--- Written exercise ---
Below are records; please write out exactly the lines from the first line through the line containing "(0,0) rectangle (1318,726);", with no pictures.

--- Source material ---
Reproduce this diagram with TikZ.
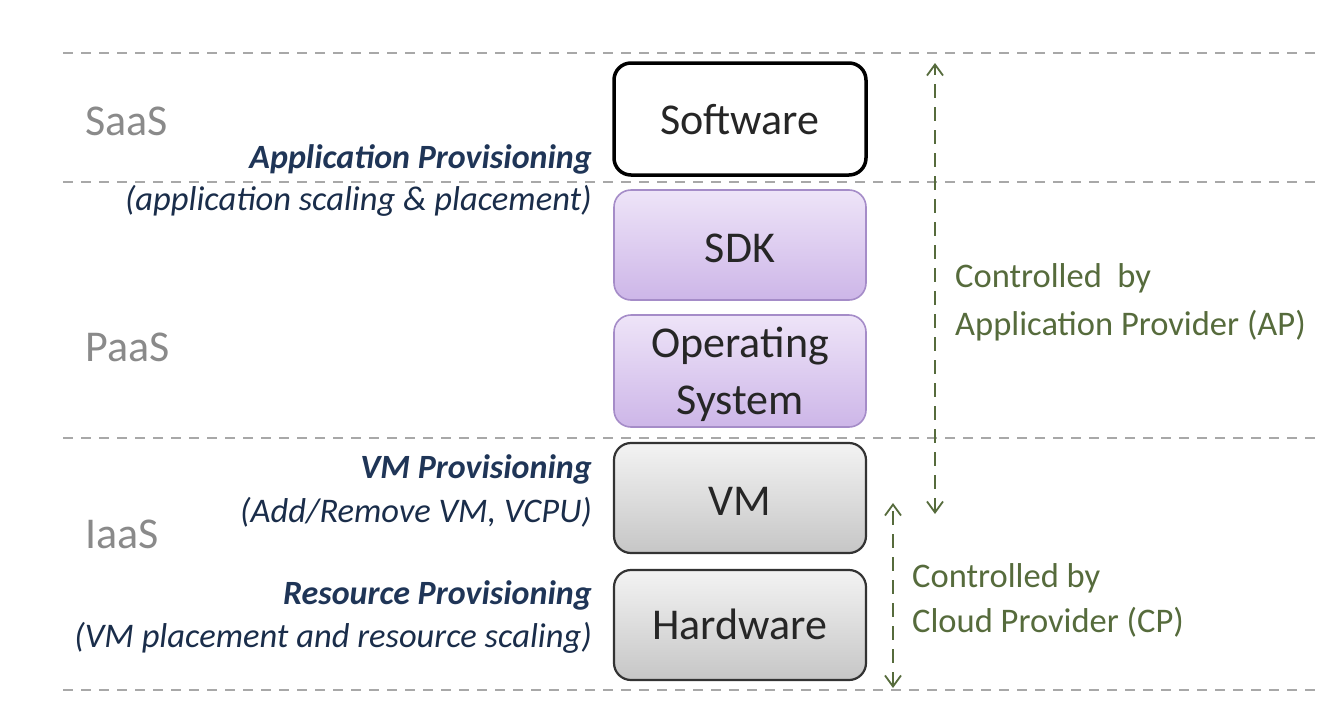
\documentclass[tikz,border=0pt]{standalone}
\usepackage{fontspec}
\setmainfont{Carlito}
\usetikzlibrary{arrows.meta}
\definecolor{layergray}{HTML}{8A8A8A}
\definecolor{provblue}{HTML}{1F3557}
\definecolor{ctrlgreen}{HTML}{566B3C}
\definecolor{guide}{HTML}{A8A8A8}
\definecolor{paasfill1}{HTML}{EEE4F8}
\definecolor{paasfill2}{HTML}{CDB6E8}
\definecolor{paasedge}{HTML}{A58CC8}
\definecolor{iaasfill1}{HTML}{F3F3F3}
\definecolor{iaasfill2}{HTML}{C6C6C6}
\tikzset{
  fs/.style={font=\fontsize{#1}{#1}\selectfont},
  layerlabel/.style={fs=44, text=layergray, anchor=base west, inner sep=0},
  provhead/.style={text=provblue, anchor=base east, inner sep=0, font=\fontsize{34}{34}\selectfont\bfseries\itshape},
  provnote/.style={text=provblue!85!black, anchor=base east, inner sep=0, font=\fontsize{34.5}{34.5}\selectfont\itshape},
  ctrltext/.style={fs=34.5, text=ctrlgreen, anchor=base west, inner sep=0},
  stackbox/.style={rounded corners=17pt, minimum width=252pt, inner sep=0},
  saasbox/.style={stackbox, draw=black, line width=3.5pt, fill=white},
  paasbox/.style={stackbox, draw=paasedge, line width=1.6pt, top color=paasfill1, bottom color=paasfill2},
  iaasbox/.style={stackbox, draw=black!80, line width=2.2pt, top color=iaasfill1, bottom color=iaasfill2},
  boxtext/.style={fs=44, text=black!85, anchor=base, inner sep=0},
  guideline/.style={guide, line width=1.8pt, dash pattern=on 10pt off 8pt},
  ctrlarrow/.style={ctrlgreen, line width=1.8pt, dash pattern=on 14pt off 9pt,
    {Straight Barb[length=11pt,width=16pt]}-{Straight Barb[length=11pt,width=16pt]}},
}
\begin{document}
\begin{tikzpicture}[x=1pt,y=-1pt]
\useasboundingbox (0,0) rectangle (1318,726);

% layer separators
\draw[guideline] (63,53) -- (1318,53);
\draw[guideline] (63,182) -- (1318,182);
\draw[guideline] (63,438) -- (1318,438);
\draw[guideline] (63,690) -- (1318,690);

% service layers
\node[layerlabel] (saas) at (85,135) {SaaS};
\node[layerlabel] (paas) at (85,361) {PaaS};
\node[layerlabel] (iaas) at (85,548) {IaaS};

% stack of components
\node[saasbox, minimum height=112pt] (sw) at (740,119) {};
\node[boxtext] at (740,134) {Software};
\node[paasbox, minimum height=110pt] (sdk) at (740,245) {};
\node[boxtext] at (740,262) {SDK};
\node[paasbox, minimum height=112pt] (os) at (740,371) {};
\node[boxtext] at (740,357) {Operating};
\node[boxtext] at (740,414) {System};
\node[iaasbox, minimum height=110pt] (vm) at (740,498) {};
\node[boxtext] at (740,515) {VM};
\node[iaasbox, minimum height=110pt] (hw) at (740,625) {};
\node[boxtext] at (740,639) {Hardware};

% provisioning labels
\node[provhead] (appprov) at (592,168) {Application Provisioning};
\node[provnote] (appnote) at (592,210) {(application scaling \& placement)};
\node[provhead] (vmprov) at (592,478) {VM Provisioning};
\node[provnote] (vmnote) at (592,522) {(Add/Remove VM, VCPU)};
\node[provhead] (resprov) at (592,604) {Resource Provisioning};
\node[provnote] (resnote) at (592,647) {(VM placement and resource scaling)};

% control ranges
\coordinate (apTop) at (935,63);
\coordinate (apBot) at (935,514);
\coordinate (cpTop) at (893,503);
\coordinate (cpBot) at (893,688);
\draw[ctrlarrow] (apBot) -- (apTop);
\draw[ctrlarrow] (cpBot) -- (cpTop);

\node[ctrltext] (ap1) at (955,287) {Controlled\ \ by};
\node[ctrltext] (ap2) at (955,335) {Application Provider (AP)};
\node[ctrltext] (cp1) at (912,587) {Controlled by};
\node[ctrltext] (cp2) at (912,632) {Cloud Provider (CP)};
\end{tikzpicture}
\end{document}
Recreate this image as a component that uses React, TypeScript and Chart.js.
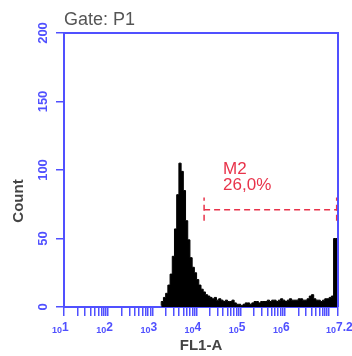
import React, { useEffect, useRef } from "react";
import { Chart, registerables } from "chart.js";

Chart.register(...registerables);

// Histogram bins (log10 of FL1-A, left edge of each bin) and counts
const binStarts = [
  3.2, 3.25, 3.3, 3.35, 3.4, 3.45, 3.5, 3.55, 3.6, 3.65, 3.7, 3.75, 3.8, 3.85, 3.9, 3.95,
  4.0, 4.05, 4.1, 4.15, 4.2, 4.25, 4.3, 4.35, 4.4, 4.45, 4.5, 4.55, 4.6, 4.65, 4.7, 4.75,
  4.8, 4.85, 4.9, 4.95, 5.0, 5.05, 5.1, 5.15, 5.2, 5.25, 5.3, 5.35, 5.4, 5.45, 5.5, 5.55,
  5.6, 5.65, 5.7, 5.75, 5.8, 5.85, 5.9, 5.95, 6.0, 6.05, 6.1, 6.15, 6.2, 6.25, 6.3, 6.35,
  6.4, 6.45, 6.5, 6.55, 6.6, 6.65, 6.7, 6.75, 6.8, 6.85, 6.9, 6.95, 7.0, 7.05, 7.1, 7.15, 7.2,
];
const counts = [
  1, 4, 7, 10, 16, 24, 37, 57, 82, 105, 99, 85, 63, 49, 36, 29,
  25, 20, 16, 13, 11, 9, 8, 7, 6, 7, 5, 6, 5, 4, 5, 4,
  4, 5, 3, 2, 2, 1, 2, 3, 3, 2, 3, 4, 4, 3, 4, 4,
  4, 5, 4, 5, 5, 4, 5, 6, 5, 4, 5, 6, 5, 5, 5, 6,
  6, 5, 5, 6, 8, 9, 6, 5, 5, 4, 5, 6, 6, 7, 8, 50, 50,
];

// Axis definitions
const xMin = 1;
const xMax = 7.2;
const xMajorTicks = [1, 2, 3, 4, 5, 6, 7, 7.2];
const xLabelValues = [1, 2, 3, 4, 5, 6, 7.2];
const xLabelExponents = ["1", "2", "3", "4", "5", "6", "7.2"];
const minorMultipliers = [2, 3, 4, 5, 6, 7, 8, 9];
const yMin = 0;
const yMax = 200;
const yStep = 50;

// Marker M2
const markerLabel = "M2";
const markerPercent = "26,0%";
const markerStart = 4.17;
const markerEnd = 7.17;
const markerLevel = 71;
const markerEndLow = 63;
const markerEndHigh = 80;

const titleText = "Gate: P1";
const xTitle = "FL1-A";
const yTitle = "Count";

const BLUE = "#5050ff";
const RED = "#e8334a";

export default function App() {
  const ref = useRef<HTMLCanvasElement | null>(null);

  useEffect(() => {
    if (!ref.current) return;
    const histPoints = binStarts.map((x, i) => ({ x, y: counts[i] }));

    const xTicks: number[] = [];
    xMajorTicks.forEach((d) => {
      xTicks.push(d);
      if (Number.isInteger(d)) {
        for (const m of minorMultipliers) {
          const v = d + Math.log10(m);
          if (v < xMax) xTicks.push(v);
        }
      }
    });

    const overlay = {
      id: "overlay",
      afterDraw(chart: any) {
        const ctx = chart.ctx;
        const a = chart.chartArea;
        const xs = chart.scales.x;
        const ys = chart.scales.y;
        ctx.save();
        // frame top/right
        ctx.strokeStyle = BLUE;
        ctx.lineWidth = 2;
        ctx.beginPath();
        ctx.moveTo(a.left, a.top);
        ctx.lineTo(a.right, a.top);
        ctx.lineTo(a.right, a.bottom);
        ctx.stroke();
        // x labels 10^n
        ctx.fillStyle = BLUE;
        ctx.textBaseline = "alphabetic";
        xLabelValues.forEach((v, i) => {
          const px = xs.getPixelForValue(v);
          ctx.font = "bold 9px Arial, 'Liberation Sans', sans-serif";
          ctx.textAlign = "right";
          ctx.fillText("10", px - 2, 333);
          ctx.font = "bold 12px Arial, 'Liberation Sans', sans-serif";
          ctx.textAlign = "left";
          ctx.fillText(xLabelExponents[i], px - 2, 331);
        });
        // title
        ctx.fillStyle = "#555555";
        ctx.font = "18px Arial, 'Liberation Sans', sans-serif";
        ctx.textAlign = "left";
        ctx.fillText(titleText, a.left, 25);
        // x title
        ctx.fillStyle = "#444444";
        ctx.font = "bold 15px Arial, 'Liberation Sans', sans-serif";
        ctx.textAlign = "center";
        ctx.fillText(xTitle, (a.left + a.right) / 2, 350);
        // y title
        ctx.save();
        ctx.translate(23, (a.top + a.bottom) / 2 + 31);
        ctx.rotate(-Math.PI / 2);
        ctx.textAlign = "center";
        ctx.fillText(yTitle, 0, 0);
        ctx.restore();
        // marker text
        const mx = xs.getPixelForValue(markerStart) + 19;
        const my = ys.getPixelForValue(markerLevel);
        ctx.fillStyle = RED;
        ctx.font = "17px Arial, 'Liberation Sans', sans-serif";
        ctx.textAlign = "left";
        ctx.fillText(markerLabel, mx, my - 36);
        ctx.fillText(markerPercent, mx, my - 20);
        ctx.restore();
      },
    };

    const dashed = {
      borderColor: RED,
      borderWidth: 1.5,
      borderDash: [6, 4],
      pointRadius: 0,
      fill: false,
    };

    const chart = new Chart(ref.current, {
      type: "line",
      data: {
        datasets: [
          {
            data: histPoints,
            stepped: "after",
            borderColor: "#000000",
            backgroundColor: "#000000",
            borderWidth: 1,
            pointRadius: 0,
            fill: "origin",
          },
          { ...dashed, data: [{ x: markerStart, y: markerLevel }, { x: markerEnd, y: markerLevel }] },
          { ...dashed, data: [{ x: markerStart, y: markerEndLow }, { x: markerStart, y: markerEndHigh }] },
          { ...dashed, data: [{ x: markerEnd, y: markerEndLow }, { x: markerEnd, y: markerEndHigh }] },
        ] as any,
      },
      options: {
        animation: false,
        responsive: false,
        maintainAspectRatio: false,
        layout: { padding: { top: 33, right: 14, left: 0, bottom: 0 } },
        plugins: { legend: { display: false }, tooltip: { enabled: false }, title: { display: false } },
        scales: {
          x: {
            type: "linear",
            min: xMin,
            max: xMax,
            afterBuildTicks: (s: any) => {
              s.ticks = xTicks.map((v) => ({ value: v }));
            },
            afterFit: (s: any) => {
              s.height = 49;
            },
            ticks: { display: false },
            grid: { drawOnChartArea: false, color: BLUE, tickLength: 9, lineWidth: 1.5 },
            border: { color: BLUE, width: 2 },
          },
          y: {
            type: "linear",
            min: yMin,
            max: yMax,
            afterFit: (s: any) => {
              s.width = 64;
            },
            ticks: {
              stepSize: yStep,
              color: BLUE,
              font: { family: "Arial, 'Liberation Sans', sans-serif", size: 13, weight: "bold" },
              minRotation: 90,
              maxRotation: 90,
              crossAlign: "center",
              padding: 2,
            },
            grid: { drawOnChartArea: false, color: BLUE, tickLength: 8, lineWidth: 1.5 },
            border: { color: BLUE, width: 2 },
          },
        },
      } as any,
      plugins: [overlay],
    });
    return () => chart.destroy();
  }, []);

  return (
    <div style={{ position: "fixed", left: 0, top: 0, width: 352, height: 356, background: "#fff" }}>
      <canvas ref={ref} width={352} height={356} style={{ width: 352, height: 356, display: "block" }} />
    </div>
  );
}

--- Response ---
Reproduce this diagram with TikZ.
\documentclass[tikz,border=0pt]{standalone}
\usepackage{fontspec}
\setmainfont{Carlito}
\usetikzlibrary{arrows.meta}
\definecolor{layergray}{HTML}{8A8A8A}
\definecolor{provblue}{HTML}{1F3557}
\definecolor{ctrlgreen}{HTML}{566B3C}
\definecolor{guide}{HTML}{A8A8A8}
\definecolor{paasfill1}{HTML}{EEE4F8}
\definecolor{paasfill2}{HTML}{CDB6E8}
\definecolor{paasedge}{HTML}{A58CC8}
\definecolor{iaasfill1}{HTML}{F3F3F3}
\definecolor{iaasfill2}{HTML}{C6C6C6}
\tikzset{
  fs/.style={font=\fontsize{#1}{#1}\selectfont},
  layerlabel/.style={fs=44, text=layergray, anchor=base west, inner sep=0},
  provhead/.style={text=provblue, anchor=base east, inner sep=0, font=\fontsize{34}{34}\selectfont\bfseries\itshape},
  provnote/.style={text=provblue!85!black, anchor=base east, inner sep=0, font=\fontsize{34.5}{34.5}\selectfont\itshape},
  ctrltext/.style={fs=34.5, text=ctrlgreen, anchor=base west, inner sep=0},
  stackbox/.style={rounded corners=17pt, minimum width=252pt, inner sep=0},
  saasbox/.style={stackbox, draw=black, line width=3.5pt, fill=white},
  paasbox/.style={stackbox, draw=paasedge, line width=1.6pt, top color=paasfill1, bottom color=paasfill2},
  iaasbox/.style={stackbox, draw=black!80, line width=2.2pt, top color=iaasfill1, bottom color=iaasfill2},
  boxtext/.style={fs=44, text=black!85, anchor=base, inner sep=0},
  guideline/.style={guide, line width=1.8pt, dash pattern=on 10pt off 8pt},
  ctrlarrow/.style={ctrlgreen, line width=1.8pt, dash pattern=on 14pt off 9pt,
    {Straight Barb[length=11pt,width=16pt]}-{Straight Barb[length=11pt,width=16pt]}},
}
\begin{document}
\begin{tikzpicture}[x=1pt,y=-1pt]
\useasboundingbox (0,0) rectangle (1318,726);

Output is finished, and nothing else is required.